Thursday 16 October 2014

The church of King Charles the Martyr, Falmouth
















Falmouth church in Cornwall is dedicated to "King Charles the Martyr"; which is highly unusual. The church possesses a portrait of King Charles, attributed to Sir Peter Lely (see below), and the east window shows Christ in majesty, looking remarkably like Charles, with Archbishop Laud in attendance alongside the archangels. How had this come about?
















Today Falmouth is an important deep-water harbour ont the estuary of the Fal river, but it is actually quite a recent settlement, and the original town was at Penryn, a short distance upstream. The only significant building in Falmouth was the castle at Pendennis, built by Henry VIII.

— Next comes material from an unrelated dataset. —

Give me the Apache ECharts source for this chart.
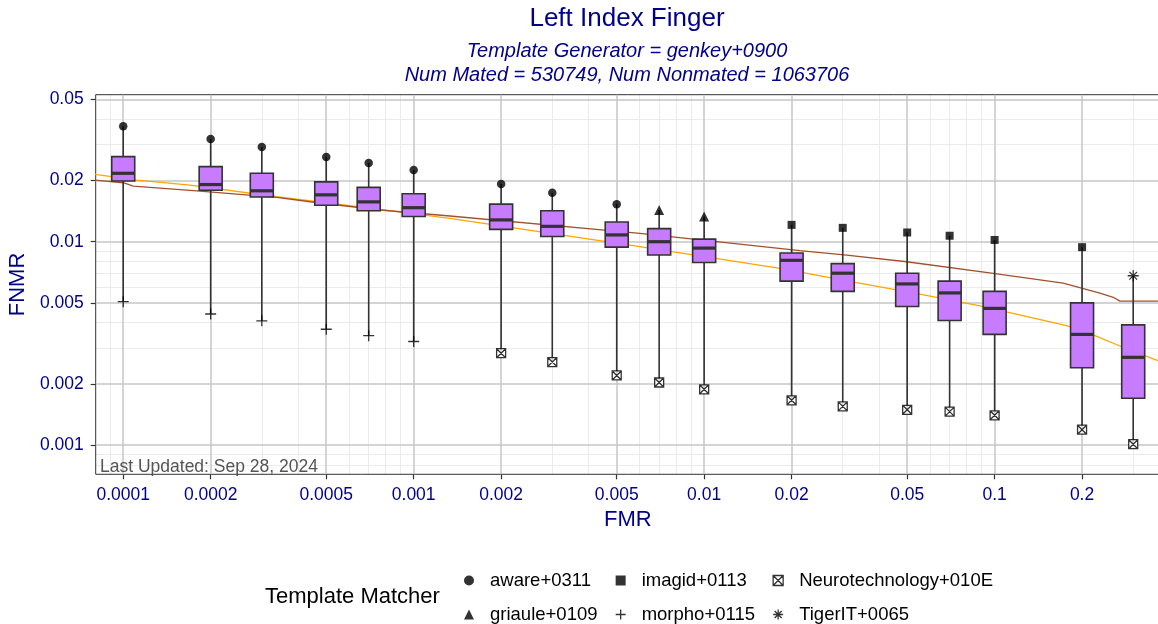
<!DOCTYPE html>
<html>
<head>
<meta charset="utf-8">
<title>Left Index Finger</title>
<script src="https://cdn.jsdelivr.net/npm/echarts@6/dist/echarts.min.js"></script>
<style>
html, body { margin: 0; padding: 0; background: #fff; }
#chart { width: 1158px; height: 624px; }
</style>
</head>
<body>
<div id="chart"></div>
<script>
// FMR operating points of the boxes
var fmr = [0.0001, 0.0002, 0.0003, 0.0005, 0.0007, 0.001, 0.002, 0.003, 0.005, 0.007, 0.01, 0.02, 0.03, 0.05, 0.07, 0.1, 0.2, 0.3];
// FNMR box statistics over the template matchers
var fnmrMax    = [0.0370, 0.0320, 0.0292, 0.0261, 0.0244, 0.0225, 0.0192, 0.0174, 0.0153, 0.0143, 0.0133, 0.0121, 0.0117, 0.0111, 0.0107, 0.0102, 0.0094, 0.0068];
var fnmrQ3     = [0.0262, 0.0234, 0.0217, 0.0197, 0.0185, 0.0172, 0.0153, 0.0142, 0.0125, 0.0116, 0.0103, 0.0088, 0.0078, 0.0070, 0.0064, 0.0057, 0.0050, 0.0039];
var fnmrMedian = [0.0217, 0.0191, 0.0178, 0.0170, 0.0157, 0.0147, 0.0128, 0.0119, 0.0108, 0.0100, 0.0093, 0.0081, 0.0070, 0.0062, 0.0056, 0.0047, 0.0035, 0.0027];
var fnmrQ1     = [0.0199, 0.0179, 0.0166, 0.0151, 0.0142, 0.0133, 0.0115, 0.0106, 0.0094, 0.0086, 0.0079, 0.0064, 0.0057, 0.0048, 0.0041, 0.0035, 0.0024, 0.0017];
var fnmrMin    = [0.00507, 0.00441, 0.00408, 0.00371, 0.00345, 0.00323, 0.00283, 0.00256, 0.00220, 0.00203, 0.00188, 0.00166, 0.00155, 0.00149, 0.00146, 0.00140, 0.00119, 0.00101];
// which matcher gives the max / min at each FMR
var maxMatcher = ['aware+0311', 'aware+0311', 'aware+0311', 'aware+0311', 'aware+0311', 'aware+0311', 'aware+0311', 'aware+0311', 'aware+0311',
                  'griaule+0109', 'griaule+0109',
                  'imagid+0113', 'imagid+0113', 'imagid+0113', 'imagid+0113', 'imagid+0113', 'imagid+0113',
                  'TigerIT+0065'];
var minMatcher = ['morpho+0115', 'morpho+0115', 'morpho+0115', 'morpho+0115', 'morpho+0115', 'morpho+0115',
                  'Neurotechnology+010E', 'Neurotechnology+010E', 'Neurotechnology+010E', 'Neurotechnology+010E', 'Neurotechnology+010E', 'Neurotechnology+010E',
                  'Neurotechnology+010E', 'Neurotechnology+010E', 'Neurotechnology+010E', 'Neurotechnology+010E', 'Neurotechnology+010E', 'Neurotechnology+010E'];

// reference curves
var orangeFmr  = [8.0e-5, 1.113e-4, 1.698e-4, 3.377e-4, 7.65e-4, 1.333e-3, 6.01e-3, 0.01824, 0.0335, 0.0553, 0.089, 0.177, 0.2184, 0.27, 0.3648];
var orangeFnmr = [0.02144, 0.0201, 0.0190, 0.01664, 0.01443, 0.01303, 0.00945, 0.0074, 0.00629, 0.00553, 0.00483, 0.00387, 0.00348, 0.00307, 0.0026];
var brownFmr   = [8.0e-5, 1.0e-4, 1.083e-4, 1.837e-4, 3.377e-4, 4.4e-4, 7.65e-4, 1.333e-3, 6.01e-3, 0.02137, 0.03094, 0.0498, 0.0989, 0.1722, 0.2304, 0.2561, 0.27, 0.3648];
var brownFnmr  = [0.0201, 0.0195, 0.01878, 0.01775, 0.01653, 0.01572, 0.01432, 0.01338, 0.0110, 0.00903, 0.0086, 0.00797, 0.00699, 0.00625, 0.00558, 0.00533, 0.0051, 0.0051];

// tick labels and grid positions
var xTickLabels = ['0.0001', '0.0002', '0.0005', '0.001', '0.002', '0.005', '0.01', '0.02', '0.05', '0.1', '0.2'];
var yTickLabels = ['0.001', '0.002', '0.005', '0.01', '0.02', '0.05'];
var xMinor = [9e-5, 3e-4, 4e-4, 6e-4, 7e-4, 8e-4, 9e-4, 3e-3, 4e-3, 6e-3, 7e-3, 8e-3, 9e-3, 0.03, 0.04, 0.06, 0.07, 0.08, 0.09, 0.3];
var yMinor = [0.0008, 0.0009, 0.003, 0.004, 0.006, 0.007, 0.008, 0.009, 0.03, 0.04];

var FONT = 'Liberation Sans';
var BLUE = '#00008B';
var xMajor = xTickLabels.map(Number);
var yMajor = yTickLabels.map(Number);

function tickText(labels) {
    return function (v) {
        for (var i = 0; i < labels.length; i++) {
            if (Math.abs(Number(labels[i]) - v) / v < 1e-6) return labels[i];
        }
        return '';
    };
}

function pointsFor(name, vals, who) {
    var out = [];
    fmr.forEach(function (f, i) {
        if (who[i] === name) out.push([f, vals[i]]);
    });
    return out;
}

var boxData = fmr.map(function (f, i) {
    return [f, fnmrMin[i], fnmrQ1[i], fnmrMedian[i], fnmrQ3[i], fnmrMax[i]];
});

function renderBox(params, api) {
    var x = api.value(0);
    var pMin = api.coord([x, api.value(1)]);
    var pQ1 = api.coord([x, api.value(2)]);
    var pMed = api.coord([x, api.value(3)]);
    var pQ3 = api.coord([x, api.value(4)]);
    var pMax = api.coord([x, api.value(5)]);
    var w = 23;
    return {
        type: 'group',
        children: [
            { type: 'line', shape: { x1: pMin[0], y1: pMin[1], x2: pMax[0], y2: pMax[1] }, style: { stroke: '#333', lineWidth: 1.6 } },
            { type: 'rect', shape: { x: pQ3[0] - w / 2, y: pQ3[1], width: w, height: pQ1[1] - pQ3[1] }, style: { fill: '#C77CFF', stroke: '#333', lineWidth: 1.6 } },
            { type: 'line', shape: { x1: pMed[0] - w / 2, y1: pMed[1], x2: pMed[0] + w / 2, y2: pMed[1] }, style: { stroke: '#333', lineWidth: 3.2 } }
        ]
    };
}

var plusPath = 'path://M0,5L10,5M5,0L5,10';
var boxXPath = 'path://M0,0L10,0L10,10L0,10ZM0,0L10,10M10,0L0,10';
var starPath = 'path://M5,0L5,10M0,5L10,5M1.5,1.5L8.5,8.5M8.5,1.5L1.5,8.5';

var matchers = [
    { name: 'aware+0311', vals: fnmrMax, who: maxMatcher, symbol: 'circle', size: 8.5, style: { color: '#000' } },
    { name: 'griaule+0109', vals: fnmrMax, who: maxMatcher, symbol: 'triangle', size: 10, style: { color: '#000' } },
    { name: 'imagid+0113', vals: fnmrMax, who: maxMatcher, symbol: 'rect', size: 8, style: { color: '#000' } },
    { name: 'morpho+0115', vals: fnmrMin, who: minMatcher, symbol: plusPath, size: 11, style: { color: 'transparent', borderColor: '#000', borderWidth: 1.3 } },
    { name: 'Neurotechnology+010E', vals: fnmrMin, who: minMatcher, symbol: boxXPath, size: 9, style: { color: '#fff', borderColor: '#000', borderWidth: 1.3 } },
    { name: 'TigerIT+0065', vals: fnmrMax, who: maxMatcher, symbol: starPath, size: 11, style: { color: 'transparent', borderColor: '#000', borderWidth: 1.3 } }
];

var xMin = 8.04e-5, xMax = 0.371;
var yMin = 0.000718, yMax = 0.05284;

var series = [
    {
        type: 'line', name: 'orange', data: orangeFmr.map(function (f, i) { return [f, orangeFnmr[i]]; }),
        showSymbol: false, symbol: 'none', z: 1, silent: true,
        lineStyle: { color: '#FFA500', width: 1.3 }
    },
    {
        type: 'line', name: 'brown', data: brownFmr.map(function (f, i) { return [f, brownFnmr[i]]; }),
        showSymbol: false, symbol: 'none', z: 1, silent: true,
        lineStyle: { color: '#A0522D', width: 1.3 }
    },
    {
        type: 'custom', name: 'box', data: boxData, renderItem: renderBox, z: 3, silent: true,
        encode: { x: 0, y: [1, 2, 3, 4, 5] }
    }
];
matchers.forEach(function (m) {
    series.push({
        type: 'scatter', name: m.name, data: pointsFor(m.name, m.vals, m.who),
        symbol: m.symbol, symbolSize: m.size, itemStyle: m.style, z: 5, silent: true
    });
});

// one legend per column, icon centre at iconX
function legendCol(names, iconX) {
    return {
        orient: 'vertical', left: iconX - 5, top: 571, padding: 0,
        itemWidth: 10, itemHeight: 10, itemGap: 15, selectedMode: false,
        textStyle: { fontFamily: FONT, fontSize: 18.5, color: '#000', lineHeight: 18, padding: [0, 0, 0, 11] },
        data: names.map(function (n) {
            var m = matchers.filter(function (q) { return q.name === n; })[0];
            return { name: n, icon: m.symbol, itemStyle: m.style };
        })
    };
}

var chart = echarts.init(document.getElementById('chart'), null, { renderer: 'canvas' });
chart.setOption({
    animation: false,
    backgroundColor: '#fff',
    title: {
        text: 'Left Index Finger',
        subtext: 'Template Generator = genkey+0900\nNum Mated = 530749, Num Nonmated = 1063706',
        left: 627, textAlign: 'center', top: 5, padding: 0, itemGap: 7,
        textStyle: { fontFamily: FONT, fontSize: 26, fontWeight: 'normal', color: BLUE, lineHeight: 28 },
        subtextStyle: { fontFamily: FONT, fontSize: 20, fontStyle: 'italic', color: BLUE, lineHeight: 23.7 }
    },
    grid: {
        left: 95.7, top: 94.7, right: -2, bottom: 149.7,
        show: true, borderColor: '#333', borderWidth: 1, backgroundColor: 'transparent',
        containLabel: false, outerBoundsMode: 'none'
    },
    xAxis: [
        {
            type: 'log', logBase: 10, min: xMin, max: xMax,
            name: 'FMR', nameLocation: 'middle', nameGap: 34,
            nameTextStyle: { fontFamily: FONT, fontSize: 22, color: BLUE },
            axisLine: { show: false },
            axisTick: { show: true, customValues: xMajor, length: 5, lineStyle: { color: '#333', width: 1.2 } },
            axisLabel: { customValues: xMajor, formatter: tickText(xTickLabels), margin: 12, fontFamily: FONT, fontSize: 17.5, color: BLUE },
            splitLine: { show: true, lineStyle: { color: '#c6c6c6', width: 1.5 } },
            minorTick: { show: false }, minorSplitLine: { show: false }
        },
        {
            type: 'log', logBase: 10, min: xMin, max: xMax, position: 'bottom', z: -1,
            axisLine: { show: false },
            axisTick: { show: false, customValues: xMinor },
            axisLabel: { show: false },
            splitLine: { show: true, lineStyle: { color: '#ebebeb', width: 1 } }
        }
    ],
    yAxis: [
        {
            type: 'log', logBase: 10, min: yMin, max: yMax,
            name: 'FNMR', nameLocation: 'middle', nameGap: 52,
            nameTextStyle: { fontFamily: FONT, fontSize: 22, color: BLUE },
            axisLine: { show: false },
            axisTick: { show: true, customValues: yMajor, length: 5, lineStyle: { color: '#333', width: 1.2 } },
            axisLabel: { customValues: yMajor, formatter: tickText(yTickLabels), margin: 12, fontFamily: FONT, fontSize: 17.5, color: BLUE },
            splitLine: { show: true, lineStyle: { color: '#c6c6c6', width: 1.5 } },
            minorTick: { show: false }, minorSplitLine: { show: false }
        },
        {
            type: 'log', logBase: 10, min: yMin, max: yMax, position: 'left', z: -1,
            axisLine: { show: false },
            axisTick: { show: false, customValues: yMinor },
            axisLabel: { show: false },
            splitLine: { show: true, lineStyle: { color: '#ebebeb', width: 1 } }
        }
    ],
    legend: [
        legendCol(['aware+0311', 'griaule+0109'], 469),
        legendCol(['imagid+0113', 'morpho+0115'], 620),
        legendCol(['Neurotechnology+010E', 'TigerIT+0065'], 777.5)
    ],
    graphic: [
        {
            type: 'text', left: 265, top: 586, silent: true,
            style: { text: 'Template Matcher', font: '22px "Liberation Sans"', fill: '#000' }
        },
        {
            type: 'text', left: 100, top: 458, silent: true, z: 10,
            style: { text: 'Last Updated: Sep 28, 2024', font: '17.5px "Liberation Sans"', fill: '#555' }
        }
    ],
    series: series
});
</script>
</body>
</html>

     Cornwall was strongly royalist in the civil wars in the 1640s. Charles I's queen, Henrietta Maria, fled to France from Pendennis, and so did her son, the future Charles II. When he left, he vowed that if he returned he would build "a chapel for public worship" there, since there was then no church. A prominent local landowner, Sir Peter Killigrew, a staunch royalist, had similar ideas, and after the restoration of the monarchy for a charter for the town, promising to provide land of his own for a church and parsonage.

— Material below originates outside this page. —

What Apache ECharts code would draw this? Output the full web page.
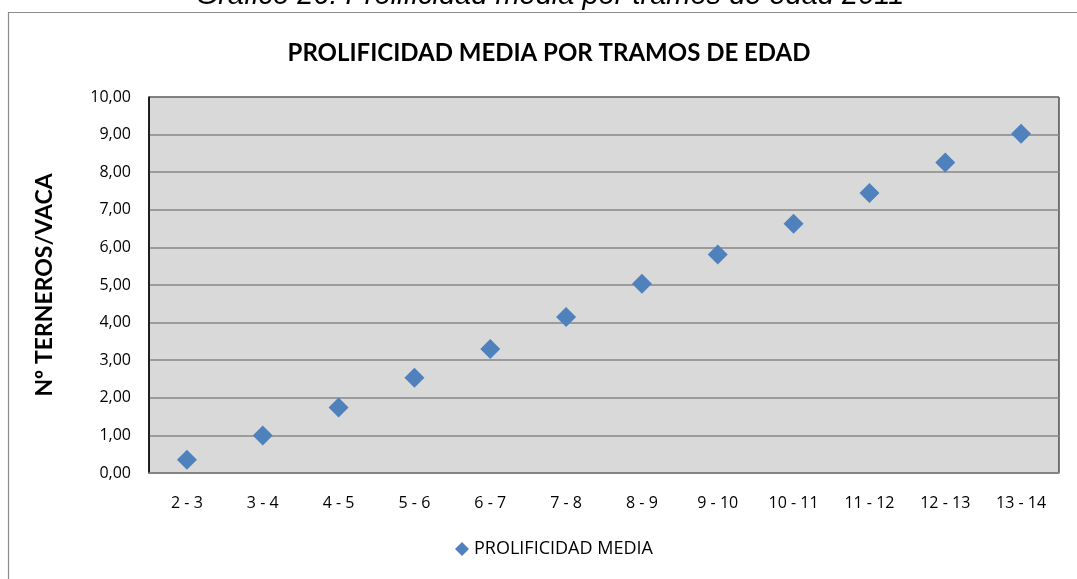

   He won support. The foundations of the church were laid in 1662, and the building was consecrated three years later. The church was thus built in the classical style fashionable at the time. Since then it has been extensively modified.

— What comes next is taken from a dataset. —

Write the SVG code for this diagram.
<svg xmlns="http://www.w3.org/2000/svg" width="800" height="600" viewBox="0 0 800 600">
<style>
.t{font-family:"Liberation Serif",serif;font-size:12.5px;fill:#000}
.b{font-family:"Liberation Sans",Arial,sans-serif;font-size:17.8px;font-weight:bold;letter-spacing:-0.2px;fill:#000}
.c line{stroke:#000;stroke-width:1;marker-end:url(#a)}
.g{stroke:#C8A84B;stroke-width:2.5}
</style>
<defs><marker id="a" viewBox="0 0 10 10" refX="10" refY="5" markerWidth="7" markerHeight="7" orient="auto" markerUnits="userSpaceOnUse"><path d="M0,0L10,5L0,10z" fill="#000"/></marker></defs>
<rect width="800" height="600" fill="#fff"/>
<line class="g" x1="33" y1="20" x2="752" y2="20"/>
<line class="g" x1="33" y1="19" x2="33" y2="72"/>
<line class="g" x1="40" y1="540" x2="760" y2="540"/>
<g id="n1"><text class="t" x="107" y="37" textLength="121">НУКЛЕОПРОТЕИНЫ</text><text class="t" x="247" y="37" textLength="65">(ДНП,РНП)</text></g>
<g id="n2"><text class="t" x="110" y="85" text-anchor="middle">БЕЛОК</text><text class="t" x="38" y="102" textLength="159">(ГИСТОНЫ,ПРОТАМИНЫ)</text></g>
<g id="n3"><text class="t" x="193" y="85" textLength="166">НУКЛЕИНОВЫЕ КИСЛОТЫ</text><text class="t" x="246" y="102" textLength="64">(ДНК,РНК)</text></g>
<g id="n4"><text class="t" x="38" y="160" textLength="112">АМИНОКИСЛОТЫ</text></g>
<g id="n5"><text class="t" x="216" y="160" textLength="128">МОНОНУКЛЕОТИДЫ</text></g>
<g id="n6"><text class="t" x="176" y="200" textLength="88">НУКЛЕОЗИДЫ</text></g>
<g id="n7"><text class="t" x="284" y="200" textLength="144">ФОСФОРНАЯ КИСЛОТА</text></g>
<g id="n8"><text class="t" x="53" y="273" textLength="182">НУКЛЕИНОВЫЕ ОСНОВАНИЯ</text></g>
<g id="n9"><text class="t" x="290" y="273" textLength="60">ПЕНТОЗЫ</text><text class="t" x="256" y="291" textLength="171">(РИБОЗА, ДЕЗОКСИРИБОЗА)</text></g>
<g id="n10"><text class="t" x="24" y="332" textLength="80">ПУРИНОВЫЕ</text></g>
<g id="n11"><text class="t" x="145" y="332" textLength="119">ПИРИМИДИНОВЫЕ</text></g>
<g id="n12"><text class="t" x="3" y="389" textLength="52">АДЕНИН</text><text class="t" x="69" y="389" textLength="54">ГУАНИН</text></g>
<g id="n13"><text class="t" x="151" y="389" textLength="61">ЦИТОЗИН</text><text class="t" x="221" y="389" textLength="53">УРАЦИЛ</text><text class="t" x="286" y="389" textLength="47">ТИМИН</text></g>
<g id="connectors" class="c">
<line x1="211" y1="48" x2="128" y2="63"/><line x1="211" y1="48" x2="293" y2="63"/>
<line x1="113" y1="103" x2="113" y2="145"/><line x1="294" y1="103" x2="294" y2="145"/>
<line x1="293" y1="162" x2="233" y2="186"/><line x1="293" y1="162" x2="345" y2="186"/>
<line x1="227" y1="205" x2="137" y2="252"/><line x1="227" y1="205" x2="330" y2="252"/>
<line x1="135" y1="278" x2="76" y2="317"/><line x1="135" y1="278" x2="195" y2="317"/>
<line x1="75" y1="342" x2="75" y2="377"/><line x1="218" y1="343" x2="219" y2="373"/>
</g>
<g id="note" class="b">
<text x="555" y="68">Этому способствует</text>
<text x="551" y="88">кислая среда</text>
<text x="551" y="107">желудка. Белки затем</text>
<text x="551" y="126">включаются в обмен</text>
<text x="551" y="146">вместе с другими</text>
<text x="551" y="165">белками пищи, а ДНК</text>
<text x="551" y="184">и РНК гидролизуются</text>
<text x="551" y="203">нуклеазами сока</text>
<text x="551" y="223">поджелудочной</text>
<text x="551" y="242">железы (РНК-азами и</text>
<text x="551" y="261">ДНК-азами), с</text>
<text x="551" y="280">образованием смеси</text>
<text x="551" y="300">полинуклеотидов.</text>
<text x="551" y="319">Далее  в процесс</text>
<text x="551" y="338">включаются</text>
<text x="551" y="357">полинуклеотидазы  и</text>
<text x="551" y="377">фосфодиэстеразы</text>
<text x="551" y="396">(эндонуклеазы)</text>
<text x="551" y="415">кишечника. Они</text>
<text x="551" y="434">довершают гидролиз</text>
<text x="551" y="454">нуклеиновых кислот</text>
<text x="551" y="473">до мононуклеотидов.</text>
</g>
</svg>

   King Charles I was condemned to death and beheaded in 1649, and was soon proclaimed a martyr by his supporters. Although he undoubtedly conducted himself with dignity and courage at the end, it is difficult today to what precise cause he was a martyr, except that of the principle of divine right monarchy. Really, like his equally unfortunate fellow-monarchs, Louis XVI of France and Tsar Nicholas II of Russia, he was a well-meaning, rather weak-willed man of limited talents, caught up in a situation which it was beyond his abilities to control - in fact, an argument against hereditary monarchy with real political power.